The main annual allowance, which covers personal contributions, employer contributions and tax relief, will rise from £40,000 to £60,000 from 6 April this year. In addition, the minimum level of the tapered annual allowance, which affects very high earners, will increase from £4,000 to £10,000.

At the same time, the money purchase annual allowance, which is triggered when you “flexibly access” taxable income from your retirement pot, will rise from £4,000 to £10,000.

“Flexibly accessing” your pension primarily means taking taxable income from your pot via drawdown or an ad-hoc lump sum direct from your fund. If you take an ad-hoc lump sum, a quarter of the withdrawal will be tax-free, with the rest taxed in the same way as income.

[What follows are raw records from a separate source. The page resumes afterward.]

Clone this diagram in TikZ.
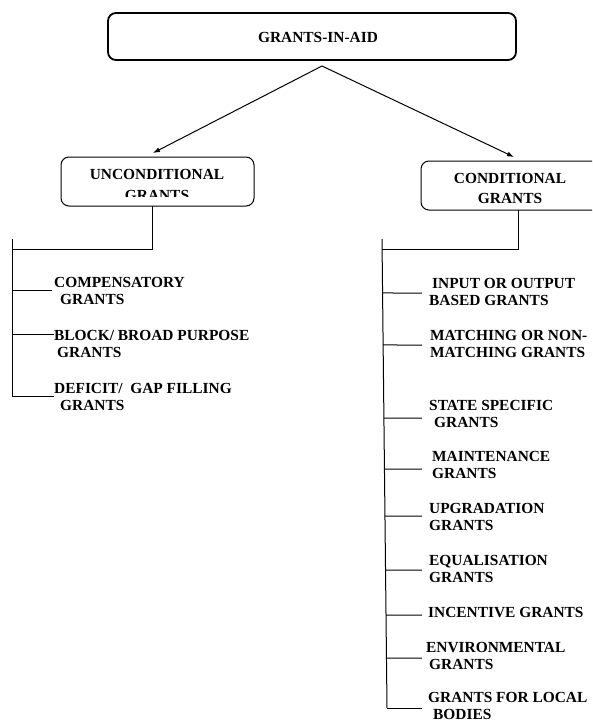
\documentclass[tikz,border=0pt]{standalone}
\usepackage{fontspec}
\setmainfont{Liberation Serif}
\usetikzlibrary{arrows.meta,calc}
\begin{document}
\begin{tikzpicture}[x=1pt,y=-1pt,
  txt/.style={anchor=west,inner sep=0pt,align=left,font=\bfseries\fontsize{15.4}{17}\selectfont,text=black},
  boxshape/.style={draw,rounded corners=8pt,line width=1pt},
  conn/.style={line width=1pt},
  arr/.style={line width=1pt,-{Latex[length=7pt,width=5pt]}}]
\useasboundingbox (0,0) rectangle (592,720);
\clip (0,0) rectangle (592,720);
\fill[white] (0,0) rectangle (592,720);
% top box
\draw[boxshape,line width=1.8pt] (108,13) rectangle (516,60);
\node[txt,anchor=center] (top) at (318,37) {GRANTS-IN-AID};
\coordinate (apex) at (322,66);
% unconditional box
\draw[boxshape] (61,157) rectangle (254,206);
\coordinate (ubot) at (152,206);
\begin{scope}
\clip (61,157) rectangle (254,196);
\node[txt,align=center,anchor=center,font=\bfseries\fontsize{15.4}{21}\selectfont] (uncond) at (157,184.5) {UNCONDITIONAL\\GRANTS};
\end{scope}
% conditional box
\draw[boxshape] (421,161) rectangle (610,210);
\coordinate (cbot) at (518,210);
\begin{scope}
\clip (421,161) rectangle (610,203);
\node[txt,align=center,anchor=center,font=\bfseries\fontsize{15.4}{20}\selectfont] (cond) at (510,188) {CONDITIONAL\\GRANTS};
\end{scope}
% arrows
\coordinate (utip) at (153,153);
\coordinate (ctip) at (514,157);
\draw[arr] (apex) -- (utip);
\draw[arr] (apex) -- (ctip);
% left tree
\coordinate (ltop) at (12,239);
\coordinate (ljoin) at (12,249);
\coordinate (lbot) at (12,396);
\draw[conn] (ubot) |- (ljoin);
\draw[conn] (ltop) -- (lbot);
\coordinate (lb1) at (52,290);
\coordinate (lb2) at (54,334);
\coordinate (lb3) at (54,396);
\draw[conn] (ltop |- lb1) -- (lb1);
\draw[conn] (ltop |- lb2) -- (lb2);
\draw[conn] (lbot) -- (lb3);
\node[txt] (l1) at (54,290.5) {COMPENSATORY\\\hspace*{6pt}GRANTS};
\node[txt] (l2) at (54,343.5) {BLOCK/ BROAD PURPOSE\\\hspace*{3pt}GRANTS};
\node[txt] (l3) at (54,396.5) {DEFICIT/\ \ GAP FILLING\\\hspace*{6pt}GRANTS};
% right tree
\coordinate (rtop) at (382,239);
\coordinate (rjoin) at (382,249);
\coordinate (rbot) at (387,708);
\draw[conn] (cbot) |- (rjoin);
\draw[conn] (rtop) -- (rbot);
\foreach \n/\yy/\xe in {1/293/422, 2/345/422, 3/418/422, 4/469/422, 5/516/422, 6/570/422, 7/615/422, 8/658/422}{
  \coordinate (rb\n) at (\xe,\yy);
  \draw[conn] ($(rtop)!{(\yy-239)/(708-239)}!(rbot)$) -- (rb\n);
}
\coordinate (rb9) at (422,708);
\draw[conn] (rbot) -- (rb9);
\node[txt] (r1) at (429,291.5) {\hspace*{3pt}INPUT OR OUTPUT\\BASED GRANTS};
\node[txt] (r2) at (430,343.5) {MATCHING OR NON-\\MATCHING GRANTS};
\node[txt] (r3) at (429,413.5) {STATE\ SPECIFIC\\\hspace*{5pt}GRANTS};
\node[txt] (r4) at (432,465) {MAINTENANCE\\GRANTS};
\node[txt] (r5) at (429,516.5) {UPGRADATION\\GRANTS};
\node[txt] (r6) at (429,569) {EQUALISATION\\GRANTS};
\node[txt] (r7) at (428,613) {INCENTIVE GRANTS};
\node[txt] (r8) at (426,655.5) {ENVIRONMENTAL\\\hspace*{3pt}GRANTS};
\node[txt] (r9) at (428,705.5) {GRANTS FOR LOCAL\\\hspace*{5pt}BODIES};
\end{tikzpicture}
\end{document}
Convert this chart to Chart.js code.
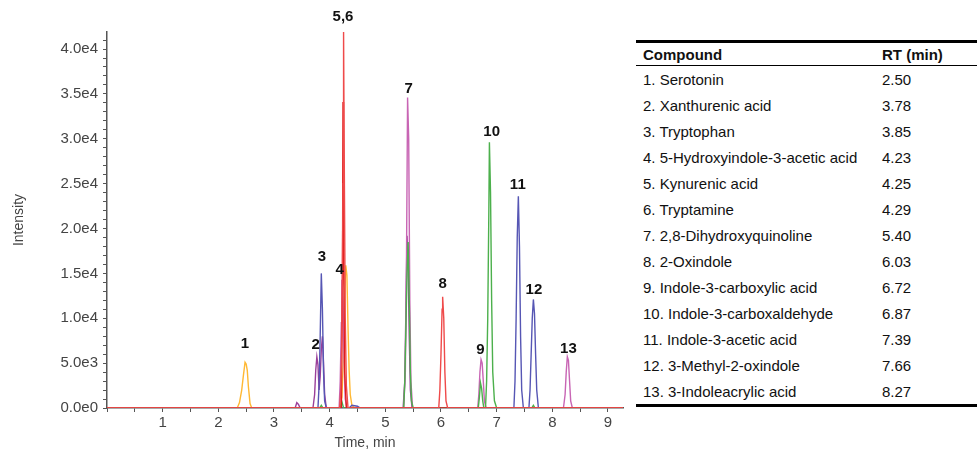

If you breach any of these annual allowances, a tax charge will be applied to the excess designed to remove the upfront tax relief your contribution received.

Inheritance tax

One final thing to note is that pensions are now even more attractive from an inheritance tax (IHT) perspective as a result of the Budget.

If you die before age 75, your pension can be passed on completely tax-free to your nominated beneficiary (or beneficiaries), while if you die after age 75 it will be taxed in the same way as income when your beneficiary makes a withdrawal.

From 6 April onwards, the reduction in the lifetime allowance charge to 0 per cent means pensions of any size could potentially be inherited completely free of tax.

What if the LTA abolition is reversed?

Lots of people are already worrying about whether Labour could reverse this decision if they win the next general election. Some might even be thinking about taking decisions with their pension to mitigate against this risk.

Second-guessing what a politician may or may not do if they win power is a fool’s game and certainly isn’t something you want to be hanging your financial future on. There is also a risk that in trying to dodge something which is entirely uncertain, you end up making a poor financial decision.

We have no idea what a Labour reversal of this policy would look like or if they would follow through with it, so rather than being distracted by politics, deal with the tax rules as you find them and stay focused on your long-term retirement strategy.